[DATASET EXTRACT start]

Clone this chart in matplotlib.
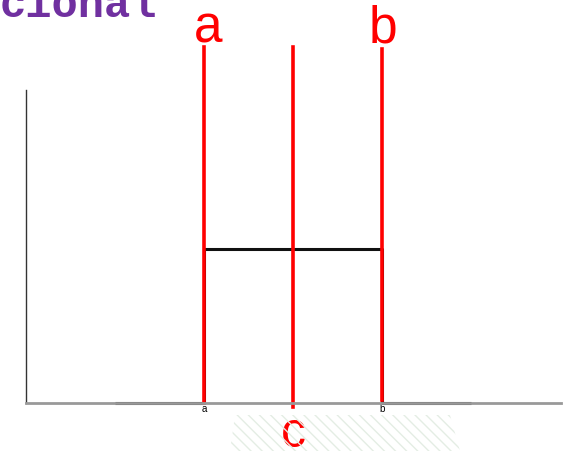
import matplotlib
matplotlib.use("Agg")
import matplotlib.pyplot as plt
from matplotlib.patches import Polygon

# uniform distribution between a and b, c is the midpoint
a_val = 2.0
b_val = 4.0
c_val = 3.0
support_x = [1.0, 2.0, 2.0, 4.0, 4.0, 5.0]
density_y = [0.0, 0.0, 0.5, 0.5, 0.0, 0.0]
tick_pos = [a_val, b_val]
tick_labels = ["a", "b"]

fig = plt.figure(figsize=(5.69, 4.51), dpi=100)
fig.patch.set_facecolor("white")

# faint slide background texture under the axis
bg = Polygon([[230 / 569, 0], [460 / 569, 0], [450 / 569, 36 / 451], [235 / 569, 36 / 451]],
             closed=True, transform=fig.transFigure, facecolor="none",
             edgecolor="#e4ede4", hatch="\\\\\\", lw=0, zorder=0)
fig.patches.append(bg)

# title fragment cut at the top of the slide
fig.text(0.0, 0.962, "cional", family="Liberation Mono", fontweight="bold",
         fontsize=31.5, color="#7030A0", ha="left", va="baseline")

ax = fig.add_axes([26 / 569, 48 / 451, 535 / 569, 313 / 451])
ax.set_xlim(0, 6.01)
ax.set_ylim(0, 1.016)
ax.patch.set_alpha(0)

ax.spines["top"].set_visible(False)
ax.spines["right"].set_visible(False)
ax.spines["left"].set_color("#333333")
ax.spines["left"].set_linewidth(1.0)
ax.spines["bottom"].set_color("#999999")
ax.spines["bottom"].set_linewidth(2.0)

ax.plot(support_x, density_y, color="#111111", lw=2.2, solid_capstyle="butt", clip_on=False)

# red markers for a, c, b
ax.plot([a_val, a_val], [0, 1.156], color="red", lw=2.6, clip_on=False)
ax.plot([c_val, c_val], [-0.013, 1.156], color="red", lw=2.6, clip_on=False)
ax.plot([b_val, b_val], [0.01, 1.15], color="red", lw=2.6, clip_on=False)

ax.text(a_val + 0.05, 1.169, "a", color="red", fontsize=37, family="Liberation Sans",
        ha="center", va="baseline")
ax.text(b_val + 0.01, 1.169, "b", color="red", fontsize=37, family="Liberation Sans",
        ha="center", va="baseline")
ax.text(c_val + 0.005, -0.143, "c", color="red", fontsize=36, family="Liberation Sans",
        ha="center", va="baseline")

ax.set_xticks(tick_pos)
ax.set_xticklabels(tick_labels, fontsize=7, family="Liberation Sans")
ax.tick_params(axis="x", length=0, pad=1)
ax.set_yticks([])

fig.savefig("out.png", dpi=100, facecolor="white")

[DATASET EXTRACT end]

Reproduce the listing exactly. Leave its pictures out.

Clone this chart in matplotlib.
import matplotlib
matplotlib.use("Agg")
import matplotlib.pyplot as plt
from matplotlib.patches import Polygon

# uniform distribution between a and b, c is the midpoint
a_val = 2.0
b_val = 4.0
c_val = 3.0
support_x = [1.0, 2.0, 2.0, 4.0, 4.0, 5.0]
density_y = [0.0, 0.0, 0.5, 0.5, 0.0, 0.0]
tick_pos = [a_val, b_val]
tick_labels = ["a", "b"]

fig = plt.figure(figsize=(5.69, 4.51), dpi=100)
fig.patch.set_facecolor("white")

# faint slide background texture under the axis
bg = Polygon([[230 / 569, 0], [460 / 569, 0], [450 / 569, 36 / 451], [235 / 569, 36 / 451]],
             closed=True, transform=fig.transFigure, facecolor="none",
             edgecolor="#e4ede4", hatch="\\\\\\", lw=0, zorder=0)
fig.patches.append(bg)

# title fragment cut at the top of the slide
fig.text(0.0, 0.962, "cional", family="Liberation Mono", fontweight="bold",
         fontsize=31.5, color="#7030A0", ha="left", va="baseline")

ax = fig.add_axes([26 / 569, 48 / 451, 535 / 569, 313 / 451])
ax.set_xlim(0, 6.01)
ax.set_ylim(0, 1.016)
ax.patch.set_alpha(0)

ax.spines["top"].set_visible(False)
ax.spines["right"].set_visible(False)
ax.spines["left"].set_color("#333333")
ax.spines["left"].set_linewidth(1.0)
ax.spines["bottom"].set_color("#999999")
ax.spines["bottom"].set_linewidth(2.0)

ax.plot(support_x, density_y, color="#111111", lw=2.2, solid_capstyle="butt", clip_on=False)

# red markers for a, c, b
ax.plot([a_val, a_val], [0, 1.156], color="red", lw=2.6, clip_on=False)
ax.plot([c_val, c_val], [-0.013, 1.156], color="red", lw=2.6, clip_on=False)
ax.plot([b_val, b_val], [0.01, 1.15], color="red", lw=2.6, clip_on=False)

ax.text(a_val + 0.05, 1.169, "a", color="red", fontsize=37, family="Liberation Sans",
        ha="center", va="baseline")
ax.text(b_val + 0.01, 1.169, "b", color="red", fontsize=37, family="Liberation Sans",
        ha="center", va="baseline")
ax.text(c_val + 0.005, -0.143, "c", color="red", fontsize=36, family="Liberation Sans",
        ha="center", va="baseline")

ax.set_xticks(tick_pos)
ax.set_xticklabels(tick_labels, fontsize=7, family="Liberation Sans")
ax.tick_params(axis="x", length=0, pad=1)
ax.set_yticks([])

fig.savefig("out.png", dpi=100, facecolor="white")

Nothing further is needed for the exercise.